Le président Yahya Jammeh préfère-t-il attendre la Résolution finale du sommet des chefs d’Etats de la Communauté économique des Etats de l’Afrique de l’Ouest (Cedeao) en conclave ce samedi 17 décembre, à Abuja (Nigéria), sur la crise postélectorale dans son pays, pour se prononcer ? Alors que l’on s’attendait à une importante déclaration du chef de l’Etat sortant de la République Islamique de Gambie hier, vendredi 16 décembre, 24h après son tête-à-tête avec les religieux (imams et évêques) de son pays à la suite de celui avec la délégation Cedeao qu’il a reçu trois jours avant, Jammeh a fait faux bond. Pendant ce temps, contrairement aux Nations unies (Onu) qui prônent la fermeté, invitant Jammeh à se préparer à «quitter le pouvoir en janvier», la Cedeao semble jouer la carte de la prudence. L’effectivité du recours de l’ex-homme fort de Banjul (capitale de la Gambie) devant la Cour suprême (fantôme), conformément à la Constitution, bloquerait en effet l’organisation sous régionale qui milite partout pour le respect de la loi suprême en cas de conflit ouvert. Une précaution de la Cedeao qui jure d’avec la volonté affichée de l’Onu de sanctionner le pouvoir de Jammeh, s’il venait à ne pas respecter la volonté du peuple exprimée au sortir de la présidentiel du 1er décembre dernier. D’ailleurs, même si elle est très attendue, la décision de la Cedeao risque d’être prise sans Jammeh qui, à coup sûr, n’effectuera pas le déplacement au Nigéria car, comme l’a confié un diplomate en poste à Banjul à nos confrères de Rfi, «quand ça va mal, c'est le dernier moment pour quitter son pays».

Le grand bluff de Jammeh

On peut bien se demander à quoi joue Yahya Jammeh. Ce qui s’annonçait comme la rencontre de la clarification où les Gambiens espéraient que la sagesse des «hommes de Dieu» (collectif des imams de Banjul et agglomération ainsi que quelques prêtres qui y ont été à titre privé et individuel en dépit des appels au boycott de cette audience lancés par le clergé Gambien) arrive à raisonner l’homme fort de Banjul, n’aura été qu’une opération de communication «savamment» orchestrée par le Palais de State House pour paraître en de meilleurs termes avec cette frange respectée de la société Gambienne.

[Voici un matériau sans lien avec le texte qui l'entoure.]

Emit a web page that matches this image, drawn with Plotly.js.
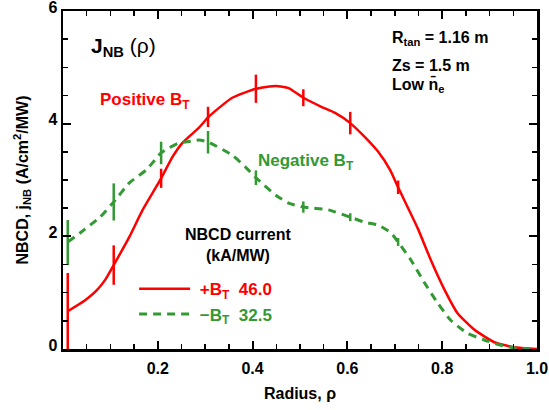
<!DOCTYPE html>
<html>
<head>
<meta charset="utf-8">
<script src="https://cdn.plot.ly/plotly-3.0.1.min.js"></script>
<style>html,body{margin:0;padding:0;background:#fff;}</style>
</head>
<body>
<div id="chart" style="width:549px;height:410px;"></div>
<script>
// Positive B_T profile (solid red)
var rhoPos = [0.01,0.046,0.071,0.09,0.107,0.14,0.168,0.207,0.231,0.252,0.287,0.307,0.357,0.407,0.449,0.476,0.507,0.545,0.574,0.606,0.637,0.665,0.69,0.707,0.748,0.776,0.805,0.832,0.868,0.91,0.952,1.0];
var jPos   = [0.67,0.86,1.04,1.24,1.49,1.99,2.47,3.03,3.41,3.66,3.93,4.12,4.46,4.62,4.67,4.63,4.46,4.30,4.19,4.01,3.76,3.50,3.18,2.87,2.15,1.58,1.05,0.64,0.34,0.12,0.03,0.0];
// Negative B_T profile (dashed green)
var rhoNeg = [0.01,0.036,0.078,0.107,0.14,0.176,0.207,0.245,0.273,0.287,0.307,0.357,0.385,0.407,0.449,0.476,0.507,0.56,0.606,0.637,0.665,0.692,0.707,0.734,0.763,0.79,0.818,0.853,0.889,0.922,0.952,1.0];
var jNeg   = [1.90,2.06,2.34,2.61,2.95,3.18,3.48,3.66,3.69,3.71,3.67,3.44,3.23,3.04,2.73,2.59,2.52,2.47,2.34,2.25,2.20,2.06,1.90,1.58,1.17,0.82,0.51,0.28,0.16,0.07,0.02,0.0];
// Error bar locations and half-widths
var errRho    = [0.01,0.107,0.207,0.306,0.407,0.507,0.606,0.707];
var errPosVal = [0.67,1.49,3.03,4.12,4.62,4.46,4.01,2.87];
var errPosBar = [0.68,0.35,0.17,0.18,0.25,0.15,0.20,0.12];
var errNegVal = [1.89,2.61,3.48,3.67,3.04,2.52,2.34,1.90];
var errNegBar = [0.40,0.33,0.20,0.20,0.13,0.10,0.07,0.07];
// Legend / tick labels
var posName = '&nbsp;+B<sub>T</sub>  46.0';
var negName = '&nbsp;\u2212B<sub>T</sub>  32.5';
var xTicks = [0.2,0.4,0.6,0.8,1.0];
var yTicks = [0,2,4,6];

var RED = '#ff0000';
var GREEN = '#339933';
var FONT = 'Liberation Sans, Arial, sans-serif';

var traces = [
  {x: rhoPos, y: jPos, mode: 'lines', name: '<span style="color:' + RED + '">' + posName + '</span>',
   line: {color: RED, width: 2.5, shape: 'spline', smoothing: 0.5}, legendgroup: 'a'},
  {x: errRho, y: errPosVal, mode: 'markers', showlegend: false, marker: {opacity: 0},
   error_y: {type: 'data', array: errPosBar, visible: true, color: RED, thickness: 2.5, width: 0}},
  {x: rhoNeg, y: jNeg, mode: 'lines', name: '<span style="color:' + GREEN + '">' + negName + '</span>',
   line: {color: GREEN, width: 3, dash: '8px,6px', shape: 'spline', smoothing: 0.5}, legendgroup: 'b'},
  {x: errRho, y: errNegVal, mode: 'markers', showlegend: false, marker: {opacity: 0},
   error_y: {type: 'data', array: errNegBar, visible: true, color: GREEN, thickness: 2.5, width: 0}}
];

var axisCommon = {
  showgrid: false, zeroline: false, showline: true, linecolor: '#000', linewidth: 2.5,
  ticks: 'inside', ticklen: 8, tickwidth: 2, tickcolor: '#000', mirror: 'allticks',
  ticklabeloverflow: 'allow',
  tickfont: {family: FONT, size: 16, color: '#000', weight: 'bold'}
};

var layout = {
  width: 549, height: 410,
  margin: {l: 63, r: 12, t: 11, b: 61, pad: 0},
  paper_bgcolor: '#fff', plot_bgcolor: '#fff',
  font: {family: FONT, color: '#000'},
  xaxis: Object.assign({}, axisCommon, {
    range: [0, 1.0], tickvals: xTicks, tickformat: '.1f', ticklabelstandoff: 3,
    minor: {dtick: 0.05, tick0: 0, ticks: 'inside', ticklen: 5, tickwidth: 1.5, tickcolor: '#000'},
    title: {text: '<b>Radius, \u03c1</b>', font: {family: FONT, size: 16, color: '#000'}, standoff: 12}
  }),
  yaxis: Object.assign({}, axisCommon, {
    range: [0, 6], tickvals: yTicks, ticklabelshift: -4,
    minor: {dtick: 0.5, tick0: 0, ticks: 'inside', ticklen: 5, tickwidth: 1.5, tickcolor: '#000'},
    title: {text: '<b>NBCD, j<sub>NB</sub> (A/cm<sup>2</sup>/MW)</b>', font: {family: FONT, size: 16, color: '#000'}, standoff: 16}
  }),
  showlegend: true,
  legend: {
    x: 0.15, xanchor: 'left', y: 0.23, yanchor: 'top',
    bgcolor: 'rgba(0,0,0,0)', borderwidth: 0,
    font: {family: FONT, size: 17, weight: 'bold'},
    itemwidth: 51, tracegroupgap: 0
  },
  annotations: [
    {xref: 'paper', yref: 'paper', x: 0.128, y: 0.893, xanchor: 'center', yanchor: 'middle', showarrow: false,
     text: '<b>J<sub>NB</sub></b> (\u03c1)', font: {family: FONT, size: 21, color: '#000'}},
    {xref: 'paper', yref: 'paper', x: 0.690, y: 0.920, xanchor: 'left', yanchor: 'middle', showarrow: false,
     text: '<b>R<sub>tan</sub> = 1.16 m</b>', font: {family: FONT, size: 16, color: '#000'}},
    {xref: 'paper', yref: 'paper', x: 0.690, y: 0.840, xanchor: 'left', yanchor: 'middle', showarrow: false,
     text: '<b>Zs = 1.5 m</b>', font: {family: FONT, size: 16, color: '#000'}},
    {xref: 'paper', yref: 'paper', x: 0.690, y: 0.780, xanchor: 'left', yanchor: 'middle', showarrow: false,
     text: '<b>Low n\u0304<sub>e</sub></b>', font: {family: FONT, size: 16, color: '#000'}},
    {xref: 'paper', yref: 'paper', x: 0.073, y: 0.735, xanchor: 'left', yanchor: 'middle', showarrow: false,
     text: '<b>Positive B<sub>T</sub></b>', font: {family: FONT, size: 17, color: RED}},
    {xref: 'paper', yref: 'paper', x: 0.407, y: 0.553, xanchor: 'left', yanchor: 'middle', showarrow: false,
     text: '<b>Negative B<sub>T</sub></b>', font: {family: FONT, size: 17, color: GREEN}},
    {xref: 'paper', yref: 'paper', x: 0.370, y: 0.307, xanchor: 'center', yanchor: 'middle', showarrow: false,
     text: '<b>NBCD current<br>(kA/MW)</b>', font: {family: FONT, size: 16, color: '#000'}}
  ]
};

Plotly.newPlot('chart', traces, layout, {displayModeBar: false, staticPlot: true});
</script>
</body>
</html>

Le camp de Jammeh a poussé le vice jusqu’à faire croire d’abord à ses hôtes que leur bonne discussion sera sanctionnée par une «importante déclaration» du chef lui-même, hier vendredi. Notre source qui a assisté à cette audience avance que le président Yahya Jammeh «est allé tellement loin devant les hommes de Dieu que nous sommes, qu’il a tenté de nous mystifier avec la symbolique pour lui de prendre la parole un jour de vendredi». Notre source de poursuivre que Jammeh a conclu le conclave par «Aldiouma, diamm rek moo tchi xew. Wa Salam!» (Le vendredi ne peut engendrer que la paix, ndlr) laissant pantois et dubitatif l’assistance qui ne demandais qu’à y croire.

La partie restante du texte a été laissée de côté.